# Start of Data shown

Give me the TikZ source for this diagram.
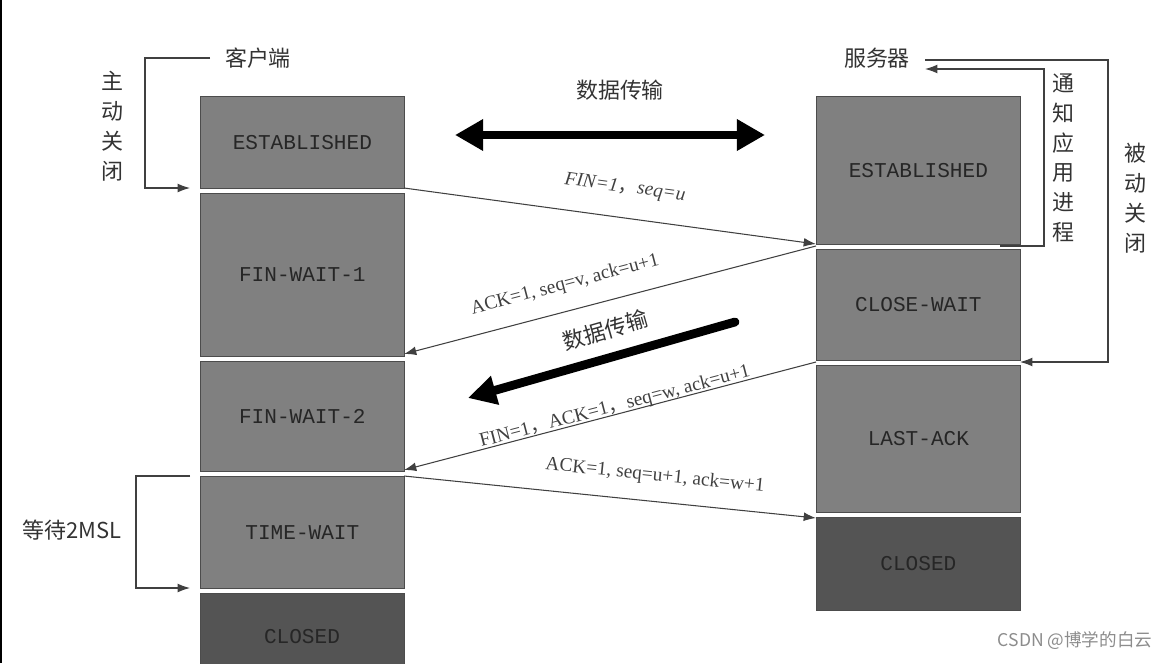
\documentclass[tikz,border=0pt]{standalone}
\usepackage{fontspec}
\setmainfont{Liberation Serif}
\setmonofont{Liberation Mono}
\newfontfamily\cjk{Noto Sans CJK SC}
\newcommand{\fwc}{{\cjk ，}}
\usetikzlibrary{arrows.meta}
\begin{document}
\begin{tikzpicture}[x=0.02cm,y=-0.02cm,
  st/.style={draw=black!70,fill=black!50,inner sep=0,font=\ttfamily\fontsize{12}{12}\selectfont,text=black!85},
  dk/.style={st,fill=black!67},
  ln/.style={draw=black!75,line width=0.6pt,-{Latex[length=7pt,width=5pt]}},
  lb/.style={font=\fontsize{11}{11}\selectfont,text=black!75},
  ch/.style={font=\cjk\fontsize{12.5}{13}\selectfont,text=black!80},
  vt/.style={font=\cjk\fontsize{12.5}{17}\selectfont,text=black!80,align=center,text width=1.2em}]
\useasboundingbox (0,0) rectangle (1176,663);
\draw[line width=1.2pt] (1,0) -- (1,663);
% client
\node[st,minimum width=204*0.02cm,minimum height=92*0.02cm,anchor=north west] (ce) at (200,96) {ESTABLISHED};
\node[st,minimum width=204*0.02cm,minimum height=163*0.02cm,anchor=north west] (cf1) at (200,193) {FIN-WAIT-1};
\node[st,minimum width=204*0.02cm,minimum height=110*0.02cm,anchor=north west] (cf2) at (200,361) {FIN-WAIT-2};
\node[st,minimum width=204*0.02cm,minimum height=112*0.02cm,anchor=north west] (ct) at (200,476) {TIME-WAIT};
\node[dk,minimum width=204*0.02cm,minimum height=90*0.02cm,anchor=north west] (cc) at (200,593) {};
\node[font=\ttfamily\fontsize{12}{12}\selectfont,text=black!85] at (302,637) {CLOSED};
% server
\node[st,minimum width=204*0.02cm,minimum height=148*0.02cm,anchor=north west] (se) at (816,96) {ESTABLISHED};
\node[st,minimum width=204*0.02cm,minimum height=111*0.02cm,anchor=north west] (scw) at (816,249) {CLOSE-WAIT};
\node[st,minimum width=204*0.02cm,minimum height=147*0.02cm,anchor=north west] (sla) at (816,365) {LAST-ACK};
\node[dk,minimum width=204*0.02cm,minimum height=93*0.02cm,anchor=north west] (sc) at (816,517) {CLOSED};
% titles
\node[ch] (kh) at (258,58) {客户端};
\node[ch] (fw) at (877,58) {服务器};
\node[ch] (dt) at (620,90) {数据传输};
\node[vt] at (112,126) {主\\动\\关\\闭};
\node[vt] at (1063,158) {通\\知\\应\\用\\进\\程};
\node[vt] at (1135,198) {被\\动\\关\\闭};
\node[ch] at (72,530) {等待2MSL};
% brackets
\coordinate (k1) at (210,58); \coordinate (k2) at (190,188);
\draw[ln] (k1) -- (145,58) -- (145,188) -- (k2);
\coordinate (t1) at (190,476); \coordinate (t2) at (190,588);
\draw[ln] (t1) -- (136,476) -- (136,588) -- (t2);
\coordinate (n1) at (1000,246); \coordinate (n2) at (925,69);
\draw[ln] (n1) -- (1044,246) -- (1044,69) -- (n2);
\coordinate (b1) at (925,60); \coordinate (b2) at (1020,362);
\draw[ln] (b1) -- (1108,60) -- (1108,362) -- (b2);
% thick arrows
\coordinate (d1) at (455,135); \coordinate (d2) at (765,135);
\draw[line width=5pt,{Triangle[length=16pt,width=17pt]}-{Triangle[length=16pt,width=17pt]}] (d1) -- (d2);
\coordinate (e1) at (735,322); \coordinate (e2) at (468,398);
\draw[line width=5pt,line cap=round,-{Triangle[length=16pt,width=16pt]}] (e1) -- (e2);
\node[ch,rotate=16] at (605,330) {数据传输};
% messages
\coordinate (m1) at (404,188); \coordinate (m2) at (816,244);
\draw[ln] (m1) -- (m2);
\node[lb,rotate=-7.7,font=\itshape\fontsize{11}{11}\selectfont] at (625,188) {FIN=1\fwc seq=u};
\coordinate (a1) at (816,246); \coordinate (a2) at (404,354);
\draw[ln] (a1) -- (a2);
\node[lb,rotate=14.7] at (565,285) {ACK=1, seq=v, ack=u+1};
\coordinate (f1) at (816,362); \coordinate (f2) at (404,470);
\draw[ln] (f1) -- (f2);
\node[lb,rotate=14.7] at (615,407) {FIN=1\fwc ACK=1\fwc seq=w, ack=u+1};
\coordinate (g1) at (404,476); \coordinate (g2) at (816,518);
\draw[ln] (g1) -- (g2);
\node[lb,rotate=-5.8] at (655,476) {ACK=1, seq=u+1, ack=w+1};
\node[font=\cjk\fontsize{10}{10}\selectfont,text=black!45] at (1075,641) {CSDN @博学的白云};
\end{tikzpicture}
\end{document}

# End of Data shown

* _Exercise requirements_:
Send back the data above word for word, with the pictures left out.

* _Finished exercise_:
Give me the TikZ source for this diagram.
\documentclass[tikz,border=0pt]{standalone}
\usepackage{fontspec}
\setmainfont{Liberation Serif}
\setmonofont{Liberation Mono}
\newfontfamily\cjk{Noto Sans CJK SC}
\newcommand{\fwc}{{\cjk ，}}
\usetikzlibrary{arrows.meta}
\begin{document}
\begin{tikzpicture}[x=0.02cm,y=-0.02cm,
  st/.style={draw=black!70,fill=black!50,inner sep=0,font=\ttfamily\fontsize{12}{12}\selectfont,text=black!85},
  dk/.style={st,fill=black!67},
  ln/.style={draw=black!75,line width=0.6pt,-{Latex[length=7pt,width=5pt]}},
  lb/.style={font=\fontsize{11}{11}\selectfont,text=black!75},
  ch/.style={font=\cjk\fontsize{12.5}{13}\selectfont,text=black!80},
  vt/.style={font=\cjk\fontsize{12.5}{17}\selectfont,text=black!80,align=center,text width=1.2em}]
\useasboundingbox (0,0) rectangle (1176,663);
\draw[line width=1.2pt] (1,0) -- (1,663);
% client
\node[st,minimum width=204*0.02cm,minimum height=92*0.02cm,anchor=north west] (ce) at (200,96) {ESTABLISHED};
\node[st,minimum width=204*0.02cm,minimum height=163*0.02cm,anchor=north west] (cf1) at (200,193) {FIN-WAIT-1};
\node[st,minimum width=204*0.02cm,minimum height=110*0.02cm,anchor=north west] (cf2) at (200,361) {FIN-WAIT-2};
\node[st,minimum width=204*0.02cm,minimum height=112*0.02cm,anchor=north west] (ct) at (200,476) {TIME-WAIT};
\node[dk,minimum width=204*0.02cm,minimum height=90*0.02cm,anchor=north west] (cc) at (200,593) {};
\node[font=\ttfamily\fontsize{12}{12}\selectfont,text=black!85] at (302,637) {CLOSED};
% server
\node[st,minimum width=204*0.02cm,minimum height=148*0.02cm,anchor=north west] (se) at (816,96) {ESTABLISHED};
\node[st,minimum width=204*0.02cm,minimum height=111*0.02cm,anchor=north west] (scw) at (816,249) {CLOSE-WAIT};
\node[st,minimum width=204*0.02cm,minimum height=147*0.02cm,anchor=north west] (sla) at (816,365) {LAST-ACK};
\node[dk,minimum width=204*0.02cm,minimum height=93*0.02cm,anchor=north west] (sc) at (816,517) {CLOSED};
% titles
\node[ch] (kh) at (258,58) {客户端};
\node[ch] (fw) at (877,58) {服务器};
\node[ch] (dt) at (620,90) {数据传输};
\node[vt] at (112,126) {主\\动\\关\\闭};
\node[vt] at (1063,158) {通\\知\\应\\用\\进\\程};
\node[vt] at (1135,198) {被\\动\\关\\闭};
\node[ch] at (72,530) {等待2MSL};
% brackets
\coordinate (k1) at (210,58); \coordinate (k2) at (190,188);
\draw[ln] (k1) -- (145,58) -- (145,188) -- (k2);
\coordinate (t1) at (190,476); \coordinate (t2) at (190,588);
\draw[ln] (t1) -- (136,476) -- (136,588) -- (t2);
\coordinate (n1) at (1000,246); \coordinate (n2) at (925,69);
\draw[ln] (n1) -- (1044,246) -- (1044,69) -- (n2);
\coordinate (b1) at (925,60); \coordinate (b2) at (1020,362);
\draw[ln] (b1) -- (1108,60) -- (1108,362) -- (b2);
% thick arrows
\coordinate (d1) at (455,135); \coordinate (d2) at (765,135);
\draw[line width=5pt,{Triangle[length=16pt,width=17pt]}-{Triangle[length=16pt,width=17pt]}] (d1) -- (d2);
\coordinate (e1) at (735,322); \coordinate (e2) at (468,398);
\draw[line width=5pt,line cap=round,-{Triangle[length=16pt,width=16pt]}] (e1) -- (e2);
\node[ch,rotate=16] at (605,330) {数据传输};
% messages
\coordinate (m1) at (404,188); \coordinate (m2) at (816,244);
\draw[ln] (m1) -- (m2);
\node[lb,rotate=-7.7,font=\itshape\fontsize{11}{11}\selectfont] at (625,188) {FIN=1\fwc seq=u};
\coordinate (a1) at (816,246); \coordinate (a2) at (404,354);
\draw[ln] (a1) -- (a2);
\node[lb,rotate=14.7] at (565,285) {ACK=1, seq=v, ack=u+1};
\coordinate (f1) at (816,362); \coordinate (f2) at (404,470);
\draw[ln] (f1) -- (f2);
\node[lb,rotate=14.7] at (615,407) {FIN=1\fwc ACK=1\fwc seq=w, ack=u+1};
\coordinate (g1) at (404,476); \coordinate (g2) at (816,518);
\draw[ln] (g1) -- (g2);
\node[lb,rotate=-5.8] at (655,476) {ACK=1, seq=u+1, ack=w+1};
\node[font=\cjk\fontsize{10}{10}\selectfont,text=black!45] at (1075,641) {CSDN @博学的白云};
\end{tikzpicture}
\end{document}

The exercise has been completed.